Given data
>> START

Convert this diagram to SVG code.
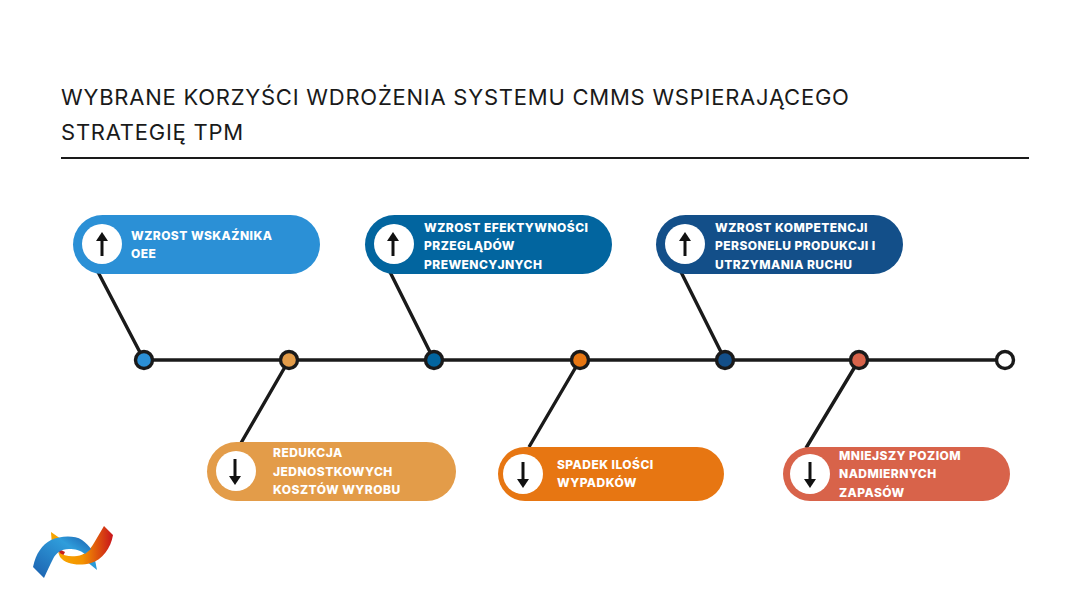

>> END
>> START

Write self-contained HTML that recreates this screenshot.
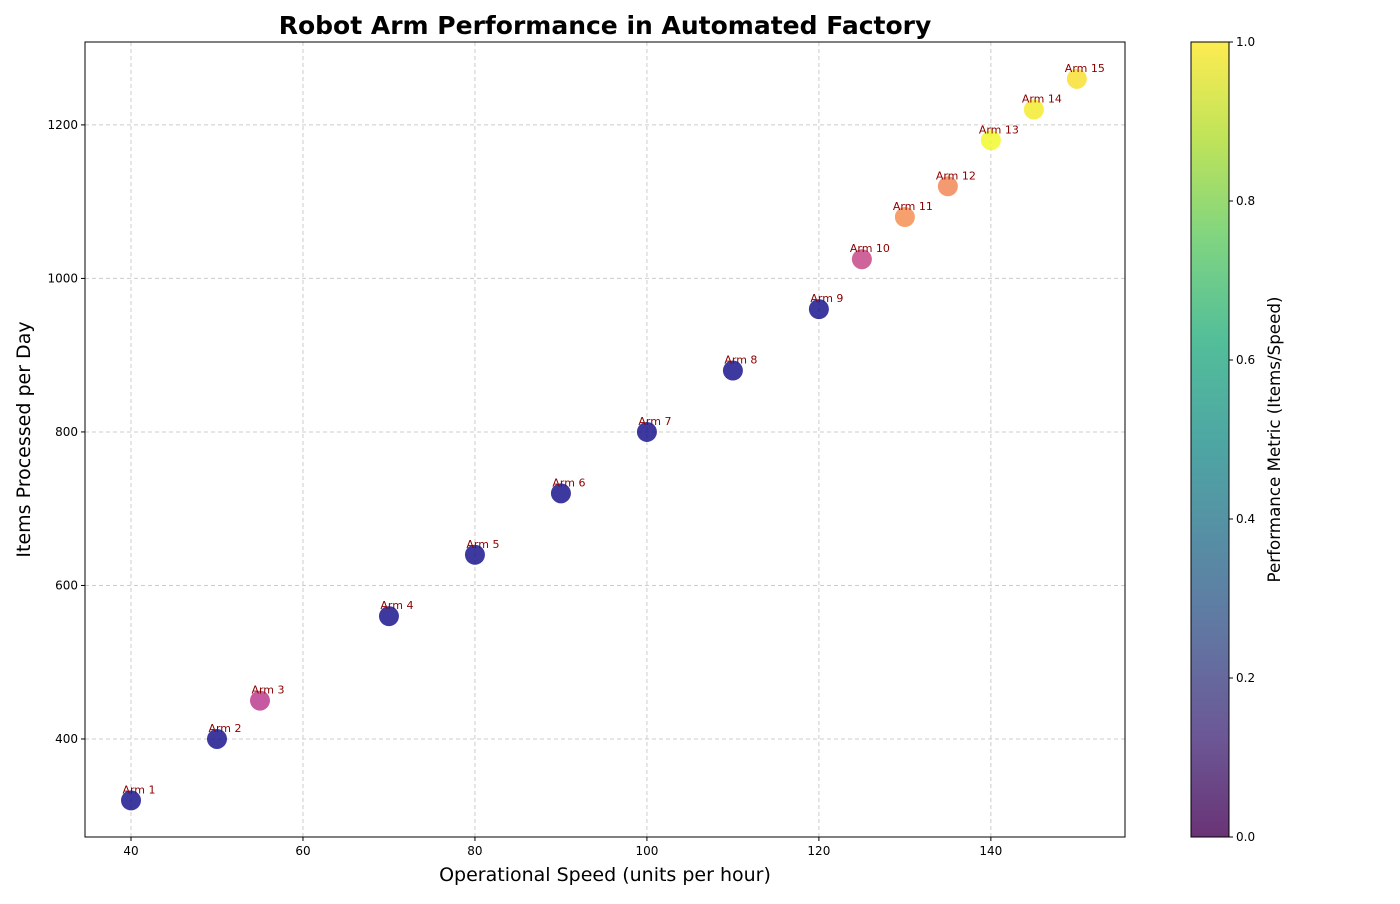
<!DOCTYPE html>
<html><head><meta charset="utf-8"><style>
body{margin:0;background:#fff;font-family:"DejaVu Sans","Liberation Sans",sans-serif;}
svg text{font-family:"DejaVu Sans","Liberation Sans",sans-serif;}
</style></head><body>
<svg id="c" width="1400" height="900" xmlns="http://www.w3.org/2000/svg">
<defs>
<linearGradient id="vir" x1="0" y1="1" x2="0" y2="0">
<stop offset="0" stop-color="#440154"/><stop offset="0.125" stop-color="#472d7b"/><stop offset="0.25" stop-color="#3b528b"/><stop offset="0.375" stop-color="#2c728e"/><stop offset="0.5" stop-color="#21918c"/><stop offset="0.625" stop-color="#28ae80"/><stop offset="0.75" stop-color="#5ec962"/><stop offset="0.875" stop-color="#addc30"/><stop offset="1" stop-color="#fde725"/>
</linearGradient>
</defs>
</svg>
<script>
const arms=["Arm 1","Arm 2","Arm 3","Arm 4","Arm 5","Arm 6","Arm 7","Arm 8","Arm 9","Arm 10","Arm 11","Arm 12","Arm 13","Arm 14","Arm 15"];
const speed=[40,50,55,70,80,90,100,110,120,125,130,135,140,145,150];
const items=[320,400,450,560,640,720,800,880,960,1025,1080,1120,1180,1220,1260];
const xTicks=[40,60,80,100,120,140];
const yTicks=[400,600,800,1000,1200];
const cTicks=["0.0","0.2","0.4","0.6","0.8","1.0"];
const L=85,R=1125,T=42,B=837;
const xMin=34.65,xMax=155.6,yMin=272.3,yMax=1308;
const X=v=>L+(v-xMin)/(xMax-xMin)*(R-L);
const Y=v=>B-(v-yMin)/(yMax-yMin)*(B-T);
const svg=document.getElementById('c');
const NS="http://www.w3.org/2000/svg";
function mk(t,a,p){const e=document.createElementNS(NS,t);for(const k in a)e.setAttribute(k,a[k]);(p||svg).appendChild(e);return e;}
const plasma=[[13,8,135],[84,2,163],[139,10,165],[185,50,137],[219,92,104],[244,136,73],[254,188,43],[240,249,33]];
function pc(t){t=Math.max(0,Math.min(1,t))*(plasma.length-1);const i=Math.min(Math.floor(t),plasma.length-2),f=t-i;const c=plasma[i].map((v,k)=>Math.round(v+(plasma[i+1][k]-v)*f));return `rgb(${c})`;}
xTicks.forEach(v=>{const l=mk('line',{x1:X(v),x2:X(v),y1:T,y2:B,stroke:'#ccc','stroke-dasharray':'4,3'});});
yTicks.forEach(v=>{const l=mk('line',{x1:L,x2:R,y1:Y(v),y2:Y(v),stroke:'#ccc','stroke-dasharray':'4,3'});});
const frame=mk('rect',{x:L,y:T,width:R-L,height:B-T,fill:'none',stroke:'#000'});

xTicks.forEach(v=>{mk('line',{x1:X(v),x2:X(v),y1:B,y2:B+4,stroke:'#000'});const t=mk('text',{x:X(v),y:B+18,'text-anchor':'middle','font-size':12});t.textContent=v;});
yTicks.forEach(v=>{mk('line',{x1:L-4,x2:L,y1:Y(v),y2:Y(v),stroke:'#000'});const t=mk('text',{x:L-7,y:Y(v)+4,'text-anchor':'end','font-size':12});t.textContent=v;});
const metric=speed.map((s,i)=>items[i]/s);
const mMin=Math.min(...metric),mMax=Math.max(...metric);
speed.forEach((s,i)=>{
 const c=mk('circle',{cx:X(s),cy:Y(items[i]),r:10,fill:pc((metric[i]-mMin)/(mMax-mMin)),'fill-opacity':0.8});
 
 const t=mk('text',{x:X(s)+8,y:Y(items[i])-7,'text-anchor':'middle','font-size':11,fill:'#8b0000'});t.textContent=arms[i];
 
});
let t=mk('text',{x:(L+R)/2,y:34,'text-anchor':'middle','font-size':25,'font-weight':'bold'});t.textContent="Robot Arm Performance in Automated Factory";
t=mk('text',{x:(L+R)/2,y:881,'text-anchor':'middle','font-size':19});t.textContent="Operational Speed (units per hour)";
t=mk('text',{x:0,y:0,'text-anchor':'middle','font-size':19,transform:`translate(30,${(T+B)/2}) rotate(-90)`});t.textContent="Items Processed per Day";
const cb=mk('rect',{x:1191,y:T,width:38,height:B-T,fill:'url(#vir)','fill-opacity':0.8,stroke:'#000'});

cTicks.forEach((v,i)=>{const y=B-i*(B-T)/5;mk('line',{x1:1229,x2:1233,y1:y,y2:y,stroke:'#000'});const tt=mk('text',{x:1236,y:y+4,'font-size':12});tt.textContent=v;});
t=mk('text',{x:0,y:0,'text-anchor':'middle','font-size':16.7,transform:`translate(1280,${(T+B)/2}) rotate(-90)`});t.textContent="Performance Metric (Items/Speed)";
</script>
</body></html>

>> END

What is required
Isolate each line of the listing above that includes "this". Copy it.

Result below
Convert this diagram to SVG code.
Write self-contained HTML that recreates this screenshot.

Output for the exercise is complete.